■ Exercise brief
Your task is to quote, unchanged, only the lines from the one with "Give me the D3.js source for this chart." through the one with "75, 85, 95];", both ends included.

■ Recorded data

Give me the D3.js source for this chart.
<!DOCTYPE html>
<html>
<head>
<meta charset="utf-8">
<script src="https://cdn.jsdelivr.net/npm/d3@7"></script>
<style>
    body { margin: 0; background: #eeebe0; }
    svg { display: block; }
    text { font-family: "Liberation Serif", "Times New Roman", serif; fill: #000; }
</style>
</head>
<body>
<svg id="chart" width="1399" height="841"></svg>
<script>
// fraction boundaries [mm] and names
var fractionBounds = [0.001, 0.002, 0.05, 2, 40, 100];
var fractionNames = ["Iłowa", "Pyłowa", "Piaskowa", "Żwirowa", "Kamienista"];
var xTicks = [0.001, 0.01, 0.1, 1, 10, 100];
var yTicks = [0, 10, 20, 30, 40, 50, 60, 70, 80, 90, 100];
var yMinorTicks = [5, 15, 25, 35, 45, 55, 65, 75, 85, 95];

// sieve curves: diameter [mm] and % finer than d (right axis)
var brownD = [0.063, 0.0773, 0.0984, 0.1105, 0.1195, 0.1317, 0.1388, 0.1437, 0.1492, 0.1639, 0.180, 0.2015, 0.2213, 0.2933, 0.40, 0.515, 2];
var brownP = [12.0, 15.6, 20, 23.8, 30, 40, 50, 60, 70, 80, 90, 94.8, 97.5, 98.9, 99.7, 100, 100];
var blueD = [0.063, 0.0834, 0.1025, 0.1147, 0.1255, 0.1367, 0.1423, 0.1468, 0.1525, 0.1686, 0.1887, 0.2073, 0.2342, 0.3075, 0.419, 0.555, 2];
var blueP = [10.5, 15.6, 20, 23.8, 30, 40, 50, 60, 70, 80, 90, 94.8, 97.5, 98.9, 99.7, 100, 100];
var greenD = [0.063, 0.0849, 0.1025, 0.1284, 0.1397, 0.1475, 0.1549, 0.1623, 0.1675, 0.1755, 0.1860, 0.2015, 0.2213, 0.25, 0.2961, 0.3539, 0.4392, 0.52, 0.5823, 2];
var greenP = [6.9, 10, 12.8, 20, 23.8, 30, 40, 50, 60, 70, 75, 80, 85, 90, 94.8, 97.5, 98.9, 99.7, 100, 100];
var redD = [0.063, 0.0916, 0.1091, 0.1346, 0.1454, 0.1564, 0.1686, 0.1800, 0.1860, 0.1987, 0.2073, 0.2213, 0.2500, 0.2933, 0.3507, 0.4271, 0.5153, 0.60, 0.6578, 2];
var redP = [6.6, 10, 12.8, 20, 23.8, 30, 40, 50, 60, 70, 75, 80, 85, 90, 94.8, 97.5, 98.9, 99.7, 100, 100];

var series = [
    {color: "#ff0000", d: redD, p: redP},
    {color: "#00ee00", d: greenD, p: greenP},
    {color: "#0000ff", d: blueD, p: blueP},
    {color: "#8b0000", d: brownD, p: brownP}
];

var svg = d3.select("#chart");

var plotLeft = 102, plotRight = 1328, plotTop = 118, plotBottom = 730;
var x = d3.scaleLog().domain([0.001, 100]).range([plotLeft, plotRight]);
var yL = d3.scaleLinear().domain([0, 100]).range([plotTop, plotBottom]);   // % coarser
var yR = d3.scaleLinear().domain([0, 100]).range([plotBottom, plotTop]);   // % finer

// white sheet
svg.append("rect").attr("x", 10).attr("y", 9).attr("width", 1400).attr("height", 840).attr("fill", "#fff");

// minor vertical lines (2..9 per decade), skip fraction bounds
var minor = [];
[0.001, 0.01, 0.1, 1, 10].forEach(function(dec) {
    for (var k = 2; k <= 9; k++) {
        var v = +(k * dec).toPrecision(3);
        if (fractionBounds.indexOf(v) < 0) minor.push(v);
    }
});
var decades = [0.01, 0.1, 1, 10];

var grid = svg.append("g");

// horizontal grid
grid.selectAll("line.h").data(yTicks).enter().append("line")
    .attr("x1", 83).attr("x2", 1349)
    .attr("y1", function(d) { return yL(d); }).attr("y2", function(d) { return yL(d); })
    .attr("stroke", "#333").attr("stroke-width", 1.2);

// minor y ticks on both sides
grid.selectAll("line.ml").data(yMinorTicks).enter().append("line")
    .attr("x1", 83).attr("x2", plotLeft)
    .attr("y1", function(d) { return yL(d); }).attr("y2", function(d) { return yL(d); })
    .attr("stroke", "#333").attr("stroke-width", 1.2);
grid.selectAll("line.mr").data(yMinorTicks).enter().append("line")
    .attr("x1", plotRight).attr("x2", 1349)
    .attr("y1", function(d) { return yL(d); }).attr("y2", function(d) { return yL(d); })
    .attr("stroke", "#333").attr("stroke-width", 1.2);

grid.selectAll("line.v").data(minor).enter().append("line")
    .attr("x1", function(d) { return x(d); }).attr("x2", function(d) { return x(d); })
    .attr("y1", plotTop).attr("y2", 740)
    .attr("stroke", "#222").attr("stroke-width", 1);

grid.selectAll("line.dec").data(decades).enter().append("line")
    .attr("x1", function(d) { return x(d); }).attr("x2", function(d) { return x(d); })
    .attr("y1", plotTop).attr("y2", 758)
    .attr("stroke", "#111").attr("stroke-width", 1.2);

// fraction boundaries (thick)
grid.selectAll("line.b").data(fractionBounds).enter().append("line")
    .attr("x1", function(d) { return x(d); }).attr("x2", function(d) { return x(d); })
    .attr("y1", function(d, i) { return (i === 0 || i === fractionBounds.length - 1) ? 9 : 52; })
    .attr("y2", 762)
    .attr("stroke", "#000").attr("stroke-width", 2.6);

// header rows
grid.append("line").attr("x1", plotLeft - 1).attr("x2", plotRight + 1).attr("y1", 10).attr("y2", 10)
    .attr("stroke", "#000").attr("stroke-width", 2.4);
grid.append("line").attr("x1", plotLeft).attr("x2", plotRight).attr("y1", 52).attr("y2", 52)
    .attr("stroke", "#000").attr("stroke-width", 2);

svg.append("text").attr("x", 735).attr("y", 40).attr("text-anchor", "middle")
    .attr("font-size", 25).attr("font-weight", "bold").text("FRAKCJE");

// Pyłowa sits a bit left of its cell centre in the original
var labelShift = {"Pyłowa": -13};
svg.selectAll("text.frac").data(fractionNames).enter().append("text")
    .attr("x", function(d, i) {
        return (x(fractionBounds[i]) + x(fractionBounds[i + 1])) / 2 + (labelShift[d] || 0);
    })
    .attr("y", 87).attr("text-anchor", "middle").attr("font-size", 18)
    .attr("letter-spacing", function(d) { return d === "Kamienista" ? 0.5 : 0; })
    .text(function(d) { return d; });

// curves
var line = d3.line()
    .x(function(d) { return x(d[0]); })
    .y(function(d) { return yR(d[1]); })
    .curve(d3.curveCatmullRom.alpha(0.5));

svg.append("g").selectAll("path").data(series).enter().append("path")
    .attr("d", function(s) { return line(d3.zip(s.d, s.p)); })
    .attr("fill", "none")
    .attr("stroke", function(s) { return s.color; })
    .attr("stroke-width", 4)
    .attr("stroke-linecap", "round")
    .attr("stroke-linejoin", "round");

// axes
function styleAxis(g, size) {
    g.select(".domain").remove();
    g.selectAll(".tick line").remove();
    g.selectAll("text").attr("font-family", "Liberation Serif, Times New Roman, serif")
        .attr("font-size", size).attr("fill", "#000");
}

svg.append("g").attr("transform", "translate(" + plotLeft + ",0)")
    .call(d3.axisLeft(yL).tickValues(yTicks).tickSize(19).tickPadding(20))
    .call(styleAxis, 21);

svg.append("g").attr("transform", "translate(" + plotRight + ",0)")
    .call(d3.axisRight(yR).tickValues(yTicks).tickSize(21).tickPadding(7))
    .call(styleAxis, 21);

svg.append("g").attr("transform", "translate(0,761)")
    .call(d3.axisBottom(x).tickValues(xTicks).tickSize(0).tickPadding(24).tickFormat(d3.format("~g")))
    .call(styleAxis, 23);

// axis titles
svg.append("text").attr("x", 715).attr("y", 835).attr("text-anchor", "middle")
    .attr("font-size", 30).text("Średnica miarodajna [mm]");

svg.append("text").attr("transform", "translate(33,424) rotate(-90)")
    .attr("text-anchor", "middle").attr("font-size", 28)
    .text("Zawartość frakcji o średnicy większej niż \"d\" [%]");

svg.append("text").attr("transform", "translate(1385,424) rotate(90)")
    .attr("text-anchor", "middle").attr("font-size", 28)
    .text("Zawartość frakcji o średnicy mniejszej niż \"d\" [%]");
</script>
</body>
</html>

---

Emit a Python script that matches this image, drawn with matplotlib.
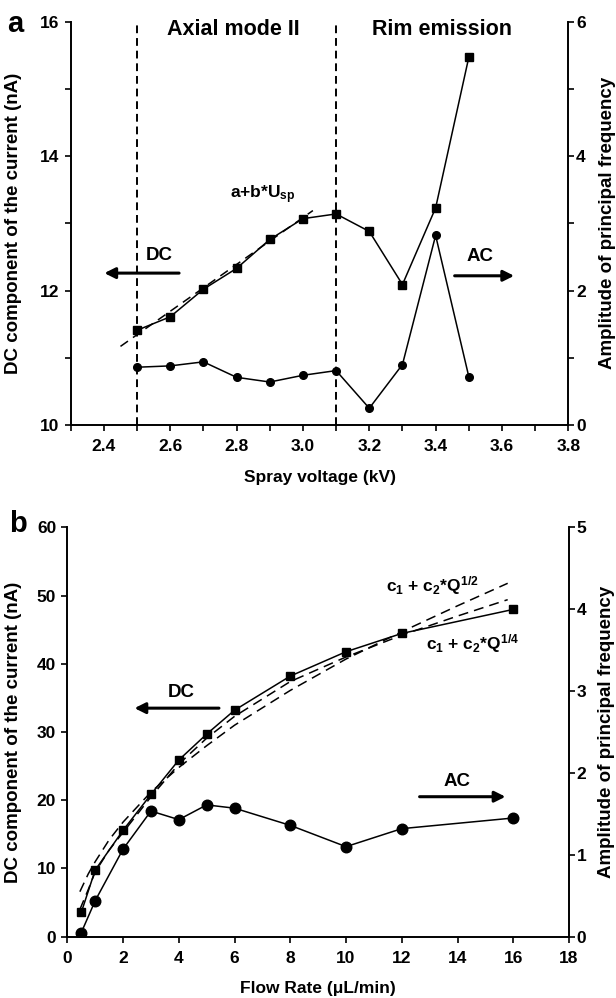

■ Solution for this problem
Give me the D3.js source for this chart.
<!DOCTYPE html>
<html>
<head>
<meta charset="utf-8">
<script src="https://cdn.jsdelivr.net/npm/d3@7"></script>
<style>
    body { margin: 0; background: #eeebe0; }
    svg { display: block; }
    text { font-family: "Liberation Serif", "Times New Roman", serif; fill: #000; }
</style>
</head>
<body>
<svg id="chart" width="1399" height="841"></svg>
<script>
// fraction boundaries [mm] and names
var fractionBounds = [0.001, 0.002, 0.05, 2, 40, 100];
var fractionNames = ["Iłowa", "Pyłowa", "Piaskowa", "Żwirowa", "Kamienista"];
var xTicks = [0.001, 0.01, 0.1, 1, 10, 100];
var yTicks = [0, 10, 20, 30, 40, 50, 60, 70, 80, 90, 100];
var yMinorTicks = [5, 15, 25, 35, 45, 55, 65, 75, 85, 95];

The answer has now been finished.